A Vietnamese woman who stood trial for the assassination of North Korean leader Kim Jong-un’s half-brother was freed from prison yesterday, bringing down the final curtain on a dramatic and often bizarre two-year murder mystery.
Kim Jong-nam died after having his face smeared with a banned nerve agent as he waited at Kuala Lumpur International Airport in February 2017.
Doan Thi Huong from Vietnam and Indonesian Siti Aisyah were arrested after being spotted on CCTV approaching Kim Jong-nam, but they denied murder.
Photo: EPA-EFE
The women said they were tricked into carrying out the hit by North Korean agents who said it was a reality TV show prank, and fled Malaysia after the killing.
They went on trial, but in March prosecutors dropped the murder charge against Aisyah after diplomatic pressure.

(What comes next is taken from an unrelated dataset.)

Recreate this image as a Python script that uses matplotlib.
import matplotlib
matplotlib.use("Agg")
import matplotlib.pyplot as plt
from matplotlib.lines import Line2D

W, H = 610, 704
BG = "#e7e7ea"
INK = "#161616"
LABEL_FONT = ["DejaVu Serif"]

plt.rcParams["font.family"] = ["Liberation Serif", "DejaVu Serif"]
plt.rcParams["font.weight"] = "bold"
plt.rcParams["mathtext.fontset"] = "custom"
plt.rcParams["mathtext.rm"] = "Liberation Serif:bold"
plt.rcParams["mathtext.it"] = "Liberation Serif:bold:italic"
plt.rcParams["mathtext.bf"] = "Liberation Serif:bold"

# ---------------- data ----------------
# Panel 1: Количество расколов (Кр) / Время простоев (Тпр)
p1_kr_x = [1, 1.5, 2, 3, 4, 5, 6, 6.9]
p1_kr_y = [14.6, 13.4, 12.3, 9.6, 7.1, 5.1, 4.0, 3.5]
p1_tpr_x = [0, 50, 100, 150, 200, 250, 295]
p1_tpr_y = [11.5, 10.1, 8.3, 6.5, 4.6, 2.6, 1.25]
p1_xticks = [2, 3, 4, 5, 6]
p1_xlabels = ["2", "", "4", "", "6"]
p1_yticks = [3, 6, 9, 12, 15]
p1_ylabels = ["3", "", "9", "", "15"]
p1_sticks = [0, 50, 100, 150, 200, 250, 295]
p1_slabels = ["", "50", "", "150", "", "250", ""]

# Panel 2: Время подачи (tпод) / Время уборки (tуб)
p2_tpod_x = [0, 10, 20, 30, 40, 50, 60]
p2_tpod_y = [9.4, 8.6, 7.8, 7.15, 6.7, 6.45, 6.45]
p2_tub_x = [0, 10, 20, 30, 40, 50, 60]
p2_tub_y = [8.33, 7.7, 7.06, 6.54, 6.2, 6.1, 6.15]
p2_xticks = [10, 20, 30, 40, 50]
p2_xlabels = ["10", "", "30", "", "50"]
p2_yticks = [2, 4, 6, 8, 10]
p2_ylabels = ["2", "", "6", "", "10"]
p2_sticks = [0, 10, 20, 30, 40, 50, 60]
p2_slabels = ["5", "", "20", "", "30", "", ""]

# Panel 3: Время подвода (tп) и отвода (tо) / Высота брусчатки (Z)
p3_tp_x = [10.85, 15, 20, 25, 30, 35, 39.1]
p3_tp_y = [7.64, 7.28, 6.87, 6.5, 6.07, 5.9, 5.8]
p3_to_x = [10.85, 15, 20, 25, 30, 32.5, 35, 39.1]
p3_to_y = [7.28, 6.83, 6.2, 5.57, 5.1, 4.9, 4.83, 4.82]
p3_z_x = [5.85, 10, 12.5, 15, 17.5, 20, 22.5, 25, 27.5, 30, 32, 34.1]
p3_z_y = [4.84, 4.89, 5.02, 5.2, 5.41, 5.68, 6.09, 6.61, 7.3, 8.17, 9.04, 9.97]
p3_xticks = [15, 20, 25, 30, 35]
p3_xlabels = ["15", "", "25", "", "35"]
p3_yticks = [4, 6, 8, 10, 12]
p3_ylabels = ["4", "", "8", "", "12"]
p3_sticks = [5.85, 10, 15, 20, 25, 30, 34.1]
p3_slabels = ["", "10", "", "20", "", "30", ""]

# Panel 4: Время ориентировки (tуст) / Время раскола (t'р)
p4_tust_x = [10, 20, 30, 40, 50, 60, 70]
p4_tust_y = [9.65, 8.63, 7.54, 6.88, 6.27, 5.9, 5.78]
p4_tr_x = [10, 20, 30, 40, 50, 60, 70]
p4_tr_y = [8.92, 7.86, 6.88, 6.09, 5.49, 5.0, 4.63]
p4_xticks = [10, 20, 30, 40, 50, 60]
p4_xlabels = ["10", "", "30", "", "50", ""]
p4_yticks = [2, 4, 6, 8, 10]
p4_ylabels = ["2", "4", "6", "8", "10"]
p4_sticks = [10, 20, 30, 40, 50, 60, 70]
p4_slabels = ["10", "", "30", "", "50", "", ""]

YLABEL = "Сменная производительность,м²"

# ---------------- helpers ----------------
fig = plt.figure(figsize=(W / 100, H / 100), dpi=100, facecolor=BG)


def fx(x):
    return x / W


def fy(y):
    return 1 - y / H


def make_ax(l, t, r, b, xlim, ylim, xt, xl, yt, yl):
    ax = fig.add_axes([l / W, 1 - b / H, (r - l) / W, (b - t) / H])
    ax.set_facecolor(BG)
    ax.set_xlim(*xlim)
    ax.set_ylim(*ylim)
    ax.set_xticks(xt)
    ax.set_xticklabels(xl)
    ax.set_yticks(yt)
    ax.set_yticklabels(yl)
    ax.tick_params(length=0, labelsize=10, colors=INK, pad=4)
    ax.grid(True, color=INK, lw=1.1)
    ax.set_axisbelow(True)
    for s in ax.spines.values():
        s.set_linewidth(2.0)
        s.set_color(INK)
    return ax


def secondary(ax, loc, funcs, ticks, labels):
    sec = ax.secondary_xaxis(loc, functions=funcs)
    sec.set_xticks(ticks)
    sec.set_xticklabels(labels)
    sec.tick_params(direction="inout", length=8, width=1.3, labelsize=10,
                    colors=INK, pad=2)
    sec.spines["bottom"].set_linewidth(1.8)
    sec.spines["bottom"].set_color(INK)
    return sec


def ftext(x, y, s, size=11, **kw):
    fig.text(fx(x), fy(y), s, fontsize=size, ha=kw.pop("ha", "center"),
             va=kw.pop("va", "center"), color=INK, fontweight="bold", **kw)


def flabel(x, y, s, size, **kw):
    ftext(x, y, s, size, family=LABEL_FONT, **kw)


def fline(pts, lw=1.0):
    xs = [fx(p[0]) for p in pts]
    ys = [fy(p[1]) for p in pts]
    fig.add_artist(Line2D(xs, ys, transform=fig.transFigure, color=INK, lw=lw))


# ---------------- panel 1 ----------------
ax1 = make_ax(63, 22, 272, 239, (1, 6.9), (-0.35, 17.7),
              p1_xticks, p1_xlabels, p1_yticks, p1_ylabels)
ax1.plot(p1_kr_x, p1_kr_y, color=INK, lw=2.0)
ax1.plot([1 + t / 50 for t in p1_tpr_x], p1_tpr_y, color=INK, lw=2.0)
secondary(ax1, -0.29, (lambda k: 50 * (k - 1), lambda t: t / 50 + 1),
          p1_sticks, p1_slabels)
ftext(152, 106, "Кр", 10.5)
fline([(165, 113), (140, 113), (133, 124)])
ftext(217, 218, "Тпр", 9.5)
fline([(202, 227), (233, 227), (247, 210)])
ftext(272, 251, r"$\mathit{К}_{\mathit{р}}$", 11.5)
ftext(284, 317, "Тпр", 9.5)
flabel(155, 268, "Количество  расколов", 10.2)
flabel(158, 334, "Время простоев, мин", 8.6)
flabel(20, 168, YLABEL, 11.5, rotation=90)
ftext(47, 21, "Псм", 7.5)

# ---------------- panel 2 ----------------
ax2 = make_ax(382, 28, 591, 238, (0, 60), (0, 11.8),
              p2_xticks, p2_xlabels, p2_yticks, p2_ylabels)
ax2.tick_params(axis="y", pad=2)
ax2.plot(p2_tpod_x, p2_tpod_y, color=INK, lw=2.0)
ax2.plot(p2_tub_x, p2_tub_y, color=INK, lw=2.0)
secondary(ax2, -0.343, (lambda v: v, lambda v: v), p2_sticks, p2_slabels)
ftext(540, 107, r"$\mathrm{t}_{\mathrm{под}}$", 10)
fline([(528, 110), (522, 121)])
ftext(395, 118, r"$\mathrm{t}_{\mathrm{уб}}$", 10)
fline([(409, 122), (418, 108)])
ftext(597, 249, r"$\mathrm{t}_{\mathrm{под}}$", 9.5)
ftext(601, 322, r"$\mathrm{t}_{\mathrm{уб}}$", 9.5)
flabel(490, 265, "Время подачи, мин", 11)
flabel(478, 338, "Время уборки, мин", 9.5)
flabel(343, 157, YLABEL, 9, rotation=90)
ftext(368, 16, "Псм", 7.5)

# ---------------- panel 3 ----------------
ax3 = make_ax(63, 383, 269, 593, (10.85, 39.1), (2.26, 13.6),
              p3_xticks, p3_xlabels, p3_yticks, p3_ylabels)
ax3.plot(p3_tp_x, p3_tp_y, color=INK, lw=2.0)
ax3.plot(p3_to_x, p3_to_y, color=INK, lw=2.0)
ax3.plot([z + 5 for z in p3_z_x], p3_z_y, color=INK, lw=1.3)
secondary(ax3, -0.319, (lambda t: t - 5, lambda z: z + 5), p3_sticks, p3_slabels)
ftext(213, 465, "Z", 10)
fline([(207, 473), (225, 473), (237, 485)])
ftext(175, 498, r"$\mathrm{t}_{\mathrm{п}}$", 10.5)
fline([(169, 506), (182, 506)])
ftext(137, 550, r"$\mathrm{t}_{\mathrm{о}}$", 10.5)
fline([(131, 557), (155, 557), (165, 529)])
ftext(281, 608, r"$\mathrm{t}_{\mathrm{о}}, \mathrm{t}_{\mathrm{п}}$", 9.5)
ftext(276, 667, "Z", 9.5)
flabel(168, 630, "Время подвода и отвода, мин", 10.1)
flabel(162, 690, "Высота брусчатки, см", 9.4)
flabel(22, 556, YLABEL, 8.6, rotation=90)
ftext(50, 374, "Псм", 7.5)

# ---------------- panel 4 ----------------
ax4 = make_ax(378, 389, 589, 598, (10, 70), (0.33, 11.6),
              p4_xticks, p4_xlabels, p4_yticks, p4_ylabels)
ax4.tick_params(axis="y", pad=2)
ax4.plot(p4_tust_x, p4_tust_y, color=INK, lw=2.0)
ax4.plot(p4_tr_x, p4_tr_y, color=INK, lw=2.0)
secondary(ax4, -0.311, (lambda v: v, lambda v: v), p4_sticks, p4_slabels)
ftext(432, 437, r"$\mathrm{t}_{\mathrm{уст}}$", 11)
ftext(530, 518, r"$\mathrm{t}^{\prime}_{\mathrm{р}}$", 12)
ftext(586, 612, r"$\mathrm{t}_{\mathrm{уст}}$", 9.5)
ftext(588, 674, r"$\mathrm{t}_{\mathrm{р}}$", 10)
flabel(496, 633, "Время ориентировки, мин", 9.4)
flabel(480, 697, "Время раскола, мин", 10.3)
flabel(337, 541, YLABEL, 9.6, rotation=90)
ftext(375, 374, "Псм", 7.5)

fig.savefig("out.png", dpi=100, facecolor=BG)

Then last month, they withdrew murder charges against Huong, who pleaded guilty to a count of “causing injury” and was told she would be released this month at the end of her sentence.

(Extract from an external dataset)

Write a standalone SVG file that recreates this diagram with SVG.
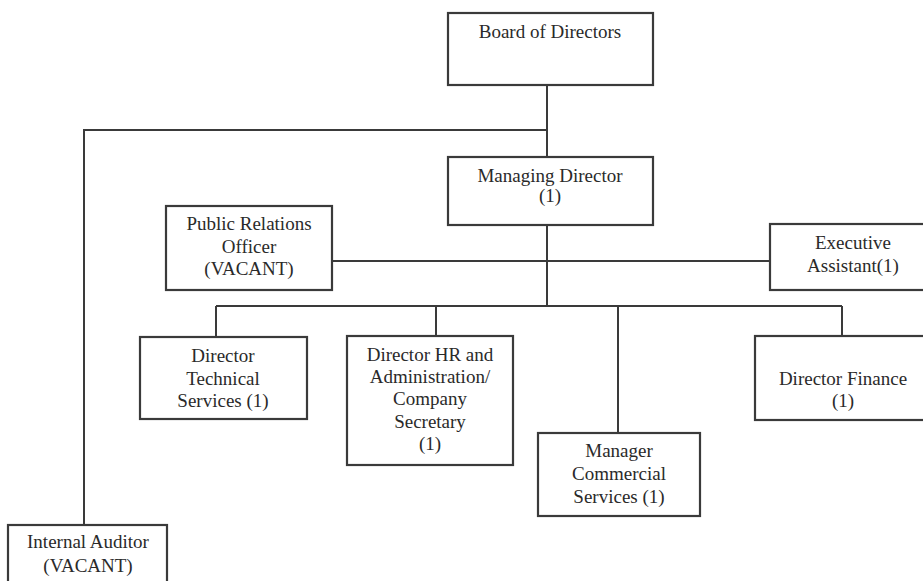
<svg xmlns="http://www.w3.org/2000/svg" width="923" height="581" viewBox="0 0 923 581">
  <style>
    .box { fill: #ffffff; stroke: #3a3a3a; stroke-width: 2.2; }
    .wire { fill: none; stroke: #3a3a3a; stroke-width: 2; }
    text { font-family: "Liberation Serif", "Times New Roman", serif; font-size: 19px; fill: #2a2a2a; text-anchor: middle; }
  </style>
  <rect width="923" height="581" fill="#ffffff"/>

  <!-- reporting lines -->
  <g id="connectors">
    <path class="wire" d="M547 85 V157"/>
    <path class="wire" d="M547 130 H84 V525"/>
    <path class="wire" d="M547 225 V306"/>
    <path class="wire" d="M332 261 H770"/>
    <path class="wire" d="M216 306 H842"/>
    <path class="wire" d="M216 306 V337"/>
    <path class="wire" d="M436 306 V336"/>
    <path class="wire" d="M618 306 V433"/>
    <path class="wire" d="M842 306 V336"/>
  </g>

  <g id="board">
    <rect class="box" x="448" y="13" width="205" height="72"/>
    <text x="550" y="38">Board of Directors</text>
  </g>

  <g id="managing-director">
    <rect class="box" x="448" y="157" width="205" height="68"/>
    <text x="550" y="182">Managing Director</text>
    <text x="550" y="202">(1)</text>
  </g>

  <g id="public-relations">
    <rect class="box" x="166" y="206" width="166" height="84"/>
    <text x="249" y="230">Public Relations</text>
    <text x="249" y="253">Officer</text>
    <text x="249" y="275">(VACANT)</text>
  </g>

  <g id="executive-assistant">
    <rect class="box" x="770" y="224" width="166" height="66"/>
    <text x="853" y="249">Executive</text>
    <text x="853" y="272">Assistant(1)</text>
  </g>

  <g id="director-technical">
    <rect class="box" x="140" y="337" width="167" height="82"/>
    <text x="223" y="362">Director</text>
    <text x="223" y="385">Technical</text>
    <text x="223" y="407">Services (1)</text>
  </g>

  <g id="director-hr">
    <rect class="box" x="347" y="336" width="166" height="129"/>
    <text x="430" y="361">Director HR and</text>
    <text x="430" y="383">Administration/</text>
    <text x="430" y="405">Company</text>
    <text x="430" y="428">Secretary</text>
    <text x="430" y="450">(1)</text>
  </g>

  <g id="manager-commercial">
    <rect class="box" x="538" y="433" width="162" height="83"/>
    <text x="619" y="457">Manager</text>
    <text x="619" y="480">Commercial</text>
    <text x="619" y="503">Services (1)</text>
  </g>

  <g id="director-finance">
    <rect class="box" x="755" y="336" width="176" height="84"/>
    <text x="843" y="385">Director Finance</text>
    <text x="843" y="407">(1)</text>
  </g>

  <g id="internal-auditor">
    <rect class="box" x="8" y="525" width="159" height="70"/>
    <text x="88" y="548">Internal Auditor</text>
    <text x="88" y="572">(VACANT)</text>
  </g>
</svg>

More than two years after her arrest, the 30-year-old was freed from prison in the early morning, racing past journalists in a van with heavily tinted windows.
“I’m very happy, thank you all a lot,” Huong said in a message read by her lawyers.

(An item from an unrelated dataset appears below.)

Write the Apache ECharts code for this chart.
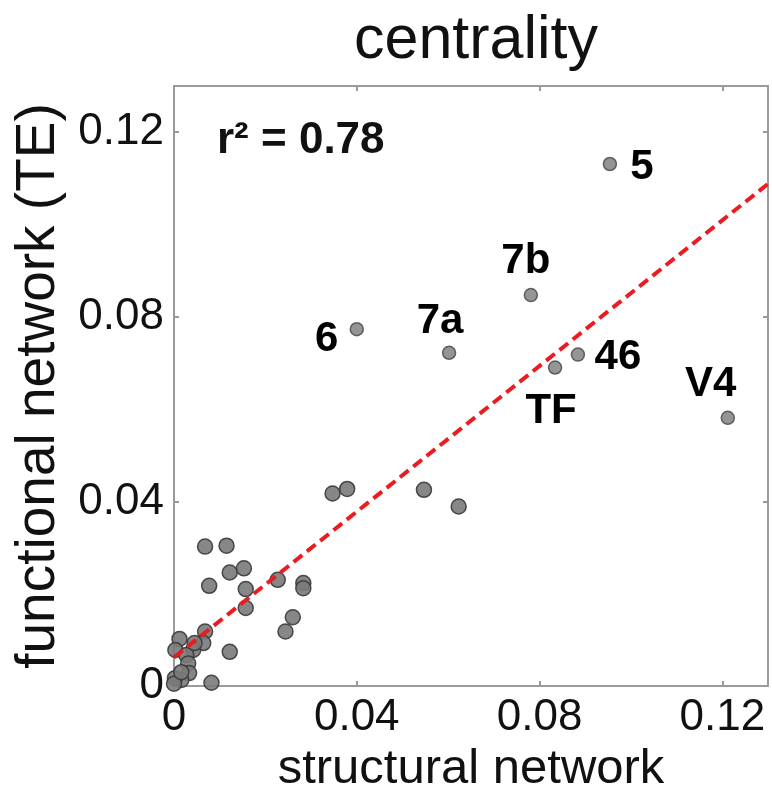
<!DOCTYPE html>
<html>
<head>
<meta charset="utf-8">
<script src="https://cdn.jsdelivr.net/npm/echarts@6/dist/echarts.min.js"></script>
<style>
  html, body { margin: 0; padding: 0; background: #fff; }
  #chart { width: 772px; height: 785px; }
</style>
</head>
<body>
<div id="chart"></div>
<script>
// labelled areas
var areaNames = ['5', '7b', '6', '7a', '46', 'TF', 'V4'];
var areaX = [0.0954, 0.0781, 0.0400, 0.0602, 0.0884, 0.0834, 0.1212];
var areaY = [0.1131, 0.0847, 0.0773, 0.0722, 0.0718, 0.0690, 0.0581];
// where each name sits relative to its dot
var areaLabelOffset = [[32, 3], [-5, -34], [-30, 10], [-9, -31], [40, 3], [-4, 44], [-17, -33]];

// the other areas (unlabelled)
var restX = [0.0347, 0.0379, 0.0547, 0.0623, 0.0068, 0.0115, 0.0122, 0.0153,
             0.0077, 0.0157, 0.0157, 0.0227, 0.0283, 0.0283, 0.0260, 0.0244,
             0.0122, 0.0082, 0.0012, 0.0068, 0.0064, 0.0042, 0.0003, 0.0027,
             0.0031, 0.0033, 0.0016, 0.0002, 0.0000, 0.0016, 0.0045];
var restY = [0.0417, 0.0427, 0.0425, 0.0389, 0.0302, 0.0304, 0.0246, 0.0255,
             0.0217, 0.0210, 0.0169, 0.0230, 0.0223, 0.0212, 0.0149, 0.0118,
             0.0074, 0.0007, 0.0102, 0.0118, 0.0093, 0.0078, 0.0078, 0.0067,
             0.0049, 0.0028, 0.0013, 0.0017, 0.0005, 0.0030, 0.0093];

// regression line
var fitX = [0, 0.13];
var fitY = [0.0062, 0.1088];

var font = "'Liberation Sans', Arial, sans-serif";
var axisGray = '#9a9a9a';

var labelled = areaX.map(function (x, i) {
  return {
    value: [x, areaY[i]],
    label: { show: true, formatter: areaNames[i], offset: areaLabelOffset[i] }
  };
});
var rest = restX.map(function (x, i) { return [x, restY[i]]; });
var fit = fitX.map(function (x, i) { return [x, fitY[i]]; });

function mainAxis(name, pos, gap, nameSize) {
  return {
    type: 'value', position: pos, min: 0, max: 0.13, interval: 0.04,
    name: name, nameLocation: 'middle', nameGap: gap,
    nameTextStyle: { fontFamily: font, fontSize: nameSize, color: '#111' },
    axisLine: { show: true, onZero: false, lineStyle: { color: axisGray, width: 2 } },
    axisTick: { show: true, inside: true, length: 5, lineStyle: { color: axisGray, width: 2 } },
    axisLabel: { fontFamily: font, fontSize: 44, color: '#111', margin: 10, showMaxLabel: false },
    splitLine: { show: false }
  };
}
function boxAxis(pos) {
  return {
    type: 'value', position: pos, min: 0, max: 0.13, interval: 0.04,
    axisLine: { show: true, onZero: false, lineStyle: { color: axisGray, width: 2 } },
    axisTick: { show: true, inside: true, length: 5, lineStyle: { color: axisGray, width: 2 } },
    axisLabel: { show: false },
    splitLine: { show: false }
  };
}

var xMain = mainAxis('structural network', 'bottom', 38, 49);
var yMain = mainAxis('functional network (TE)', 'left', 108, 55);
yMain.nameRotate = 90;

var myChart = echarts.init(document.getElementById('chart'));
var option = {
  animation: false,
  backgroundColor: '#fff',
  title: {
    text: 'centrality', left: 471, top: 6, textAlign: 'center',
    textStyle: { fontFamily: font, fontSize: 61, fontWeight: 'normal', color: '#111' }
  },
  grid: { left: 174, right: 4, top: 86, bottom: 99, outerBoundsMode: 'none', containLabel: false },
  xAxis: [xMain, boxAxis('top')],
  yAxis: [yMain, boxAxis('right')],
  graphic: [{
    type: 'text', left: 217, top: 119,
    style: { text: 'r² = 0.78', font: 'bold 44px ' + font, fill: '#111' }
  }],
  series: [
    {
      type: 'scatter', data: rest, symbolSize: 15,
      itemStyle: { color: '#7a7a7a', borderColor: '#3a3a3a', borderWidth: 1.5, opacity: 0.9 }
    },
    {
      type: 'line', data: fit, symbol: 'none', z: 3,
      lineStyle: { color: '#ea1c1f', width: 4, type: [11, 6] }
    },
    {
      type: 'scatter', data: labelled, symbolSize: 13, z: 4,
      itemStyle: { color: '#7a7a7a', borderColor: '#444', borderWidth: 1.5 },
      label: {
        position: 'inside', align: 'center', verticalAlign: 'middle',
        fontFamily: font, fontSize: 42, fontWeight: 'bold', color: '#000',
        textBorderWidth: 0, opacity: 1
      }
    }
  ]
};
myChart.setOption(option);
</script>
</body>
</html>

She went to an immigration office in the afternoon and was due to fly to Vietnam, where she is to be reunited with her family.
No one else is in custody over the murder and those behind the plot are unlikely to ever be punished.
“The assassins have not been brought to justice,” said Huong’s lawyer, Hisyam Teh Poh Teik, adding that the women’s legal teams consistently argued that four North Koreans who fled Malaysia after the killing, and were charged in absentia, were the real murderers.